There may be things wrong with us.
But I do(Halfway, at least, cause I haven't been there myself) understand that All of Boston Doesn't Look Like That. Honest.(I know it's a different part, but that one had a certain Lehane-osity. Kinda missed Dennis, really. He could talk about how he carved some poor, fictional, fucker up and Bourdain can tell us which parts would taste like chicken. *I'd* watch it.) Actually, that one made me more comfortable than when he's talking about the latest trends in calf eyeballs with his buddy who's the sous-chef at L'Enfer Especial or what-have-you.
Sometimes I think they are the culinary equivalent of the guys who write to Dan Savage because they can only come when covered in maple syrup and with a blue lego(and it has to be blue, Dan, any thoughts?) up their asses. And, yet, I still love that damn show.
I told my mother that, because we're so close that I sometimes forget she's not my age and doesn't know who Dan Savage is...she made *such* a face. ETA: Context.
Adrienne was fine until she really went off the deep end a few years back. I don't think you'd like her much now, meara.
Are there any *likable* reality stars?
Depends what you mean by stars, really. I mean Mike Boogie level stars?
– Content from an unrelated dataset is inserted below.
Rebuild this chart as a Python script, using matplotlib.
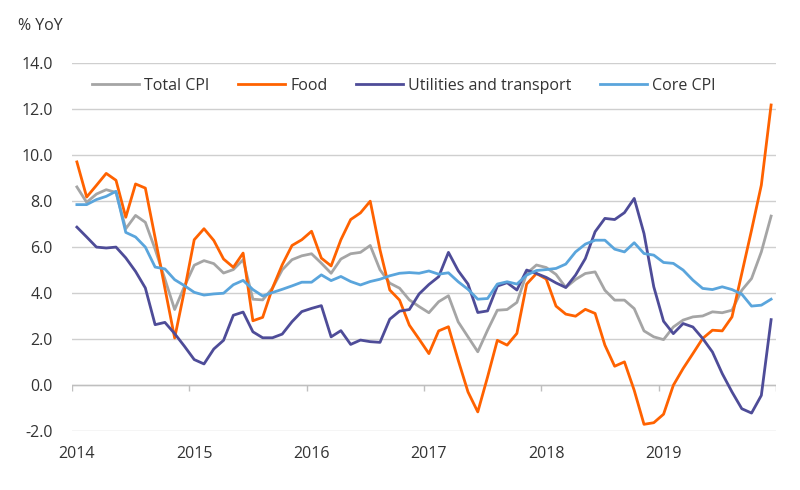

Sure -- a bunch of contestants from Top Chef, So You Think You Can Dance, Amazing Race, and more are extremely likeable!
In foodie news, my coworker's friend is being taken to Le Bernardin, had never heard of it before, and doesn't like seafood much. Unfair!!
Even though I'm not really a foodie, that does seem like "Um, do I want these tickets right on the hardwood?"
I know it's a different part, but that one had a certain Lehane-osity.
You know that Lehane has started turning up as one of the poker buddies on Castle, right?
I guess that could be considrered a spoiler, so I whitefonted.